Knowles Afirma que: "O arquétipo do Golem é, basicamente, o subproduto da insegurança e do orgulho ferido. Ele proporciona um alívio emocional satisfatório para a raiva reprimida, para a frustração e para a sensação da impotência causada por perseguições e provocações". (Knowles, 2008, p. 166)
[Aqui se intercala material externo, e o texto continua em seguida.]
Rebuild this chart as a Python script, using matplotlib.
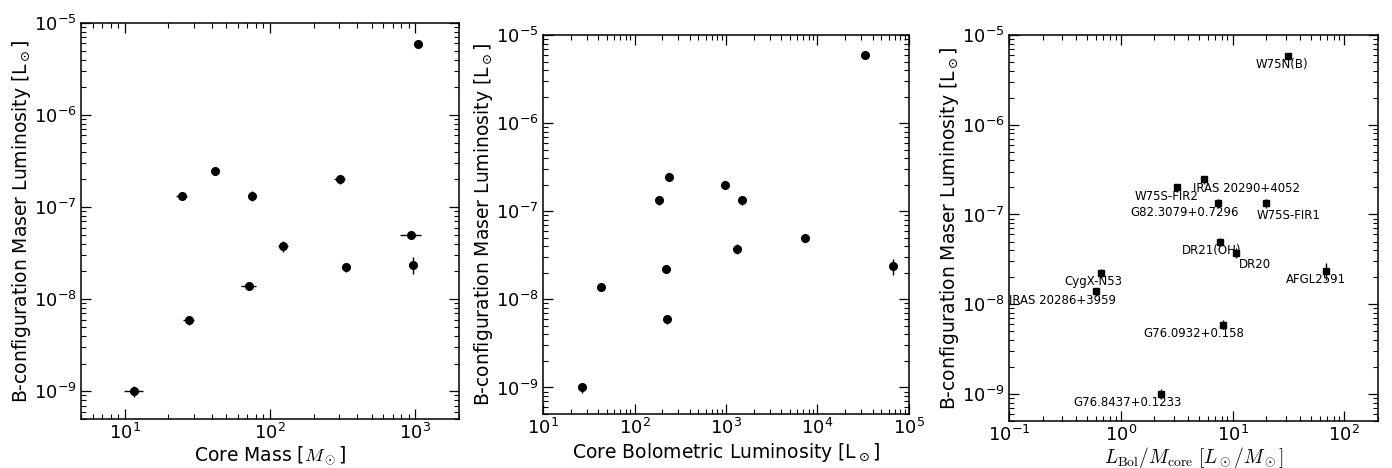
import matplotlib
matplotlib.use("Agg")
import matplotlib.pyplot as plt
import numpy as np

plt.rcParams['font.family'] = ['DejaVu Sans']
plt.rcParams['mathtext.fontset'] = 'dejavusans'
plt.rcParams['axes.unicode_minus'] = False

# ---- data ----
sources = ['G76.8437+0.1233', 'G82.3079+0.7296', 'G76.0932+0.158', 'IRAS 20290+4052',
           'W75S-FIR1', 'IRAS 20286+3959', 'DR20', 'W75S-FIR2', 'CygX-N53',
           'DR21(OH)', 'AFGL2591', 'W75N(B)']
core_mass = np.array([11.6, 24.7, 27.5, 42.1, 74.6, 72.0, 123.6, 303.0, 333.0, 940.0, 959.0, 1043.0])
core_mass_err = np.array([1.7, 2.2, 2.5, 1.7, 4.5, 8.6, 10.0, 27.0, 20.0, 150.0, 50.0, 65.0])
core_lbol = np.array([26.5, 184.0, 228.0, 236.0, 1496.0, 43.0, 1330.0, 966.0, 223.0, 7300.0, 66200.0, 32700.0])
core_lbol_err = np.array([1.5, 10.0, 12.0, 13.0, 80.0, 2.5, 75.0, 55.0, 12.0, 400.0, 3000.0, 1800.0])
maser_lum = np.array([1.0e-9, 1.33e-7, 5.94e-9, 2.46e-7, 1.33e-7, 1.39e-8, 3.74e-8, 2.0e-7,
                      2.23e-8, 4.97e-8, 2.37e-8, 5.88e-6])
maser_lum_err = np.array([1.3e-10, 1.4e-8, 6.5e-10, 2.5e-8, 1.5e-8, 1.4e-9, 5.0e-9, 2.0e-8,
                          2.5e-9, 5.0e-9, 5.0e-9, 4.5e-7])
lbol_per_mass = core_lbol / core_mass

# label offsets (pixels) for the third panel
label_offsets = {
    'W75N(B)': (-6, -9), 'IRAS 20290+4052': (42, -9), 'W75S-FIR2': (-11, -9),
    'G82.3079+0.7296': (-34, -9), 'W75S-FIR1': (22, -12), 'DR21(OH)': (-9, -9),
    'DR20': (19, -12), 'AFGL2591': (-10, -9), 'CygX-N53': (-8, -9),
    'IRAS 20286+3959': (-33, -9), 'G76.0932+0.158': (-30, -9), 'G76.8437+0.1233': (-33, -9),
}

fig = plt.figure(figsize=(13.92, 4.68), dpi=100)
ax1 = fig.add_axes([81 / 1392, 1 - 419 / 468, 378 / 1392, 396 / 468])
ax2 = fig.add_axes([543 / 1392, 1 - 414 / 468, 366 / 1392, 379 / 468])
ax3 = fig.add_axes([1009 / 1392, 1 - 421 / 468, 369 / 1392, 386 / 468])

ylab = r'B-configuration Maser Luminosity [L$_\odot$]'
for ax in (ax1, ax2, ax3):
    ax.set_xscale('log')
    ax.set_yscale('log')
    ax.set_ylim(5e-10, 1e-5)
    ax.tick_params(which='both', direction='in', top=True, right=True, labelsize=13)
    ax.tick_params(which='major', length=7, width=0.9, pad=3)
    ax.tick_params(which='minor', length=3.5, width=0.8)
    for s in ax.spines.values():
        s.set_linewidth(1.1)
    ax.set_ylabel(ylab, fontsize=13.5, labelpad=0.5)

ax1.errorbar(core_mass, maser_lum, xerr=core_mass_err, yerr=maser_lum_err, fmt='o',
             color='black', ms=5.5, elinewidth=1.0, capsize=0)
ax1.set_xlim(5, 2000)
xl = ax1.set_xlabel(r'Core Mass [$M_\odot$]', fontsize=13.5, labelpad=1)
xl.set_math_fontfamily('cm')

ax2.errorbar(core_lbol, maser_lum, xerr=core_lbol_err, yerr=maser_lum_err, fmt='o',
             color='black', ms=5.5, elinewidth=1.0, capsize=0)
ax2.set_xlim(10, 1e5)
ax2.set_xlabel(r'Core Bolometric Luminosity [L$_\odot$]', fontsize=13.5, labelpad=2)

ax3.errorbar(lbol_per_mass, maser_lum, yerr=maser_lum_err, fmt='s',
             color='black', ms=5, elinewidth=1.0, capsize=0)
ax3.set_xlim(0.1, 200)
xl3 = ax3.set_xlabel(r'$L_{\rm Bol}/M_{\rm core}\ [L_\odot/M_\odot]$', fontsize=14, labelpad=0)
xl3.set_math_fontfamily('cm')
for name, x, y in zip(sources, lbol_per_mass, maser_lum):
    dx, dy = label_offsets[name]
    ax3.annotate(name, (x, y), xytext=(dx, dy), textcoords='offset pixels',
                 ha='center', va='center', fontsize=8.5)

fig.savefig('out.png', dpi=100)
O próximo arquétipo é a Amazona, que representa a versão feminina do Messias. A nomenclatura é proveniente das mulheres guerreiras da mitologia grega, mas, no contexto da superaventura, o termo engloba quase todas as personagens femininas e pode ser associado à ideia de empoderamento feminino. Nas HQs, as personagens podem ser guerreiras, ter conexão com a natureza, ser um símbolo de justiça, sábia ou realizar sacrifícios para salvar inocentes. Os exemplos mais conhecidos são: Mulher-Maravilha, Canário Negro, Mulher-Gavião, Supergirl, Poderosa, Jean Grey, Feiticeira Escarlate, Vespa, Tempestade, Miss Marvel, Lince Negra, Capitã Marvel e Mulher Invisível. Entre as personagens menos populares temos: Troia, Estelar, Valquiria, Moça-Maravilha, Ártemis, Mulher-Aranha, entre outras.
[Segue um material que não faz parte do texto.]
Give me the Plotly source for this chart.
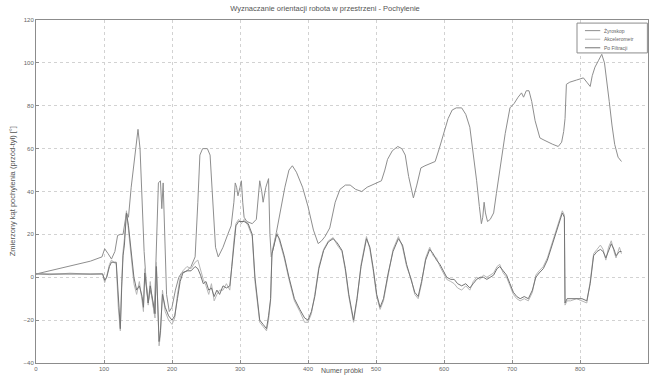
import plotly.graph_objects as go

# Orientacja robota - kąt pochylenia (przód-tył) w funkcji numeru próbki

# Żyroskop
probki_zyro = [0, 20, 40, 60, 80, 97, 101, 106, 111, 116, 120, 124, 128, 133, 136, 140, 146, 150,
               153, 156, 159, 162, 165, 168, 171, 174, 177, 180, 183, 185, 187, 189, 192, 196,
               200, 205, 210, 214, 222, 228, 234, 238, 241, 245, 252, 256, 260, 264, 268, 275,
               282, 287, 291, 293, 295, 297, 300, 302, 304, 306, 310, 318, 324, 327, 329, 332,
               334, 338, 342, 344, 346, 350, 354, 360, 366, 372, 377, 383, 392, 400, 408, 415,
               420, 425, 432, 440, 447, 455, 462, 470, 479, 487, 494, 500, 508, 513, 517, 524,
               532, 538, 543, 548, 555, 560, 566, 572, 580, 587, 593, 599, 606, 612, 618, 626,
               632, 638, 643, 648, 652, 655, 657, 659, 661, 664, 668, 673, 677, 681, 685, 690,
               697, 703, 709, 714, 717, 721, 725, 729, 734, 741, 747, 753, 760, 768, 773, 776,
               778, 780, 785, 795, 805, 810, 815, 818, 822, 827, 832, 836, 839, 843, 847, 851,
               856, 861]
kat_zyro = [1.5, 3, 4.5, 6, 7.5, 9.5, 13.3, 11, 8.5, 12, 19.5, 20, 20, 30, 28, 42, 60, 69,
            60, 35, 12, -2, -12, -6, -10, -17, 10, 44, 45, 32, 44, 20, -8, -16,
            -14, -6, 0, 2, 3, 5, 9.5, 35, 57, 60, 60, 57, 35, 14, 9.5, 14,
            20, 24, 35, 44, 42, 38, 42, 45, 35, 28, 26, 25, 27, 36, 45, 40,
            35, 42, 46, 20, 9.5, 15, 22, 31, 42, 50, 52, 49, 42, 33, 22, 15.7,
            17, 19, 23, 35, 41, 43, 43, 41, 40, 42, 43, 44, 45, 50, 55, 59,
            61, 60, 57, 47, 37, 43, 51, 52, 53, 54, 60, 67, 74, 78, 79, 79,
            76, 70, 58, 45, 33, 25, 28, 35, 30, 26, 27, 30, 39, 48, 56, 67,
            79, 81, 84, 86, 84, 87, 87, 82, 73, 65, 64, 63, 62, 61, 63, 68,
            74, 90, 91, 92, 93, 91, 89, 94, 98, 101, 104, 100, 93, 82, 71, 62,
            56, 54]

# Akcelerometr i wynik po filtracji (wspólne numery próbek)
probki = [0, 20, 50, 80, 98, 101, 104, 108, 111, 118, 121, 124, 126, 128, 130, 133, 136, 140,
          144, 148, 152, 156, 158, 160, 163, 165, 168, 171, 175, 177, 179, 181, 183, 186, 190,
          195, 200, 204, 208, 212, 216, 222, 228, 234, 238, 242, 246, 250, 254, 258, 262, 266,
          270, 275, 280, 285, 288, 291, 294, 298, 302, 306, 312, 318, 322, 326, 329, 334, 339,
          342, 345, 347, 350, 354, 358, 365, 372, 380, 388, 395, 400, 405, 410, 416, 423, 430,
          437, 443, 450, 455, 460, 467, 472, 478, 486, 491, 496, 501, 506, 511, 518, 525, 533,
          539, 545, 552, 557, 562, 567, 573, 579, 584, 589, 594, 599, 604, 610, 615, 620, 626,
          632, 638, 643, 648, 653, 658, 663, 668, 673, 678, 682, 687, 692, 697, 702, 707, 712,
          718, 724, 730, 735, 740, 746, 752, 758, 764, 768, 772, 774, 777, 778, 781, 786, 795,
          803, 810, 815, 820, 825, 830, 834, 838, 842, 846, 850, 853, 858, 861]
kat_filtr = [1.5, 1.5, 1.5, 1.5, 1.5, -1.4, 0, 5, 7, 7, -10, -24, -5, 10, 15, 30, 24, 12,
             0, -6, -4, -9, -14, 2, -5, -12, -4, -9, -17, 5, -10, -30, -25, -8, -14,
             -18, -20, -18, -10, -2, 2, 3, 3, 5, 4, 1, -3, -2, -6, -5, -9, -6,
             -8, -4, -5, -4, 5, 15, 24, 26, 26, 26, 25, 20, 0, -12, -20, -22, -24,
             -18, -10, 11, 15, 20, 18, 10, 0, -10, -15, -19, -20, -16, -9, 4, 12.5, 16.5,
             18, 16, 12.5, 4, -8, -20, -10, 5, 18, 14, 4, -8, -14, -10, 2, 12, 18,
             15, 6, -2, -7, -9, -2, 8, 13, 11, 8, 6, 3, 0, -1, -1, -3, -4,
             -3, -5, -3, -1, 0, 0, -1, 0, 1, 4, 5, 3, 1, -3, -7, -9, -10,
             -9, -10, -6, 0, 2, 4, 8, 14, 20, 24, 29, 30, 28, -12, -10, -10, -10,
             -10, -11, -3, 10, 12, 13, 12, 9, 12, 15.6, 13, 10, 12, 12]
kat_akcel = [1.8, 1.2, 1.9, 1.4, 1.7, -2.5, 0.5, 6, 8, 6, -14, -25, -2, 12, 18, 31, 22, 10,
             -3, -8, -2, -11, -16, 4, -7, -13, -2, -11, -19, 7, -12, -32, -27, -6, -16,
             -20, -22, -19, -8, 0, 3, 5, 4, 7, 8, 3, -1, -4, -8, -3, -11, -8,
             -6, -6, -3, -6, 7, 17, 25, 27, 25, 27, 24, 19, -2, -14, -21, -23, -25,
             -20, -11, 12, 16, 21, 17, 9, -1, -11, -16, -21, -21, -17, -8, 5, 13, 17,
             18.5, 15, 12, 3, -9, -21, -11, 6, 19, 13, 3, -9, -15, -11, 1, 13, 19,
             14, 5, -1, -8, -10, -3, 9, 14, 10, 9, 5, 2, -1, -2, -3, -5, -6,
             -4, -6, -2, 0, -1, 1, 0, 1, 2, 5, 6, 2, 0, -4, -8, -10, -11,
             -10, -11, -7, 1, 3, 5, 9, 15, 21, 25, 30, 31, 29, -13, -11, -11, -10,
             -11, -12, -2, 11, 13, 15, 13, 8, 14, 17, 12, 9, 14, 11]

serie = [
    ("Żyroskop", probki_zyro, kat_zyro, "#8e8e8e"),
    ("Akcelerometr", probki, kat_akcel, "#b6b6b6"),
    ("Po Filtracji", probki, kat_filtr, "#747474"),
]

fig = go.Figure()
for nazwa, xs, ys, kolor in serie:
    fig.add_trace(go.Scatter(x=xs, y=ys, mode="lines", name=nazwa,
                             line=dict(color=kolor, width=1), showlegend=False))

os_wspolna = dict(showline=True, linecolor="#8c8c8c", linewidth=1, mirror=True,
                  showgrid=True, gridcolor="#d2d2d2", griddash="dot", gridwidth=1,
                  zeroline=False, ticks="inside", ticklen=3, tickcolor="#8c8c8c",
                  tickfont=dict(family="Liberation Sans", size=6, color="#666666"))

fig.update_xaxes(range=[0, 900], dtick=100, tick0=0, **os_wspolna)
fig.update_yaxes(range=[-40, 120], dtick=20, tick0=-40, **os_wspolna)

# Legenda w prawym górnym rogu: ramka, próbki linii i opisy
leg_x0, leg_x1 = 0.884, 0.999
leg_y0, leg_y1 = 0.904, 0.991
leg_wiersze = [0.969, 0.944, 0.919]
ksztalty = [dict(type="rect", xref="paper", yref="paper", x0=leg_x0, x1=leg_x1,
                 y0=leg_y0, y1=leg_y1, fillcolor="white",
                 line=dict(color="#8c8c8c", width=1), layer="above")]
adnotacje = []
for (nazwa, _, _, kolor), yw in zip(serie, leg_wiersze):
    ksztalty.append(dict(type="line", xref="paper", yref="paper", x0=0.897, x1=0.922,
                         y0=yw, y1=yw, line=dict(color=kolor, width=1), layer="above"))
    adnotacje.append(dict(text=nazwa, xref="paper", yref="paper", x=0.925, y=yw,
                          xanchor="left", yanchor="middle", showarrow=False,
                          font=dict(size=5, color="#666666")))

adnotacje += [
    dict(text="Zmierzony kąt pochylenia (przód-tył) [°]", xref="paper", yref="paper",
         x=-0.038, y=0.5, xanchor="center", yanchor="middle", textangle=-90,
         showarrow=False, font=dict(size=7.5, color="#555555")),
    dict(text="Numer próbki", xref="paper", yref="paper",
         x=0.5, y=-0.022, xanchor="center", yanchor="middle",
         showarrow=False, font=dict(size=7, color="#555555")),
]

fig.update_layout(
    width=650, height=376,
    margin=dict(l=36, r=2, t=20, b=13),
    paper_bgcolor="white", plot_bgcolor="white",
    font=dict(family="Liberation Sans", color="#555555"),
    title=dict(text="Wyznaczanie orientacji robota w przestrzeni - Pochylenie",
               x=0.5, xanchor="center", y=0.978, yanchor="middle",
               font=dict(size=7.5, color="#555555")),
    shapes=ksztalty,
    annotations=adnotacje,
)

fig.write_html("out.html")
Por fim, a Fraternidade é o arquétipo das superequipes. Para Knowles, As equipes de heróis, embora tenham surgido como uma estratégia comercial para vender mais revistas, possuem, para o autor, raízes simbólicas profundas na mitologia antiga, principalmente nas tradições egípcia e a greco-romana. Ele também aponta paralelos com os doze apóstolos de Jesus, os doze discípulos de Buda, a lenda de Rei Arthur e os Cavaleiros da Távola Redonda e os Cavaleiros Templários, todos considerados como raízes e/ou influências das superequipes.
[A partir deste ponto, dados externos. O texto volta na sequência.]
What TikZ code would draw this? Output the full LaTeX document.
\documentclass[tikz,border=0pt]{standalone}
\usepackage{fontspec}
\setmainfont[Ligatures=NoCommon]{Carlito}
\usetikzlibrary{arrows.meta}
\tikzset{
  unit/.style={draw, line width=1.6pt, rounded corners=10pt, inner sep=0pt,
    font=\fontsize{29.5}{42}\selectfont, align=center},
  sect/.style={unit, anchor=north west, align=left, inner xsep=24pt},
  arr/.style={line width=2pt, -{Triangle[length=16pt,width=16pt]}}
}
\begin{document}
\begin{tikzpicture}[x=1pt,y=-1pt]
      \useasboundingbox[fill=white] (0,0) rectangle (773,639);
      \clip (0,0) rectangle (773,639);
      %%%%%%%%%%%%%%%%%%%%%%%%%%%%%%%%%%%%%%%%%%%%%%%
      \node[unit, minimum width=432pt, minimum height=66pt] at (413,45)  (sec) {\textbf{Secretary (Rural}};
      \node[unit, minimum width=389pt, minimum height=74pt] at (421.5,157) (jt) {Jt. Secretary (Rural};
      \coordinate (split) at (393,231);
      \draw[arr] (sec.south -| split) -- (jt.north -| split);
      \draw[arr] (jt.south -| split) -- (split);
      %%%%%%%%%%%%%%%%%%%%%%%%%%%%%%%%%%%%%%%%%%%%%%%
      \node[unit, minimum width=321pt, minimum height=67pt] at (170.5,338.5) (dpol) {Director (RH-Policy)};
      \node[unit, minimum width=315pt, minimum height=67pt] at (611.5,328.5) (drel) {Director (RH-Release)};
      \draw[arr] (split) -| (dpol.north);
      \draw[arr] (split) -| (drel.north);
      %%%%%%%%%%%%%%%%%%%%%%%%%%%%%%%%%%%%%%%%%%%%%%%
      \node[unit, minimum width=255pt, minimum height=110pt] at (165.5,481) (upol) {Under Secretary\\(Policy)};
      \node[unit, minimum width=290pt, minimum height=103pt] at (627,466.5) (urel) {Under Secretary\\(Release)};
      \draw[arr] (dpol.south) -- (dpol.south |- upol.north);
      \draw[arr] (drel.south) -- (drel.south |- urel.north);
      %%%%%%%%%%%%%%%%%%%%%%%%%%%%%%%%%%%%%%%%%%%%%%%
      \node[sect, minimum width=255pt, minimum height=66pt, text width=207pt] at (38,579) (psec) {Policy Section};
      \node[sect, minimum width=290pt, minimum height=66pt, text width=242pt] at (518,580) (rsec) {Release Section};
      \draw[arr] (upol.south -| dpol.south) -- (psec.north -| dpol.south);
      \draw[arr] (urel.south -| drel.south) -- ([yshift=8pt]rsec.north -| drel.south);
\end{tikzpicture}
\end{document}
Na interpretação de Knowles, as equipes fazem muito sucesso porque são reconfortantes para os fãs que, muitas vezes, se sentem sozinhos ou marginalizados. Nas HQs de equipes, os personagens agem como fãs em interação social. Essas histórias transmitem uma sensação de força e poder por meio da união e da solidariedade. Entre as equipes mais populares estão: a Sociedade da Justiça da América, a Liga da Justiça da América, os Novos Titãs, o Quarteto Fantástico, os X-Men, os Vingadores e Guardiões da Galáxia. Entre as equipes menos conhecidas, temos a Legião dos Super-Heróis, a Patrulha do Destino, os Defensores, os Iluminati e a A-Force por exemplo.

O estudo de tais arquétipos nos permite compreender como as histórias em quadrinhos de super-heróis dialogam com antigas tradições culturais e espirituais, mantendo-se relevantes como mitologias contemporâneas.
Obs: Os arquétipos não são categorias fixas ou engessadas. Por exemplo, Elektra e Mulher-Hulk podem ser encaixadas no arquétipo Golem e no arquétipo Amazona. Já a Feiticeira Escarlate, enquadra-se como amazona e entre os magos.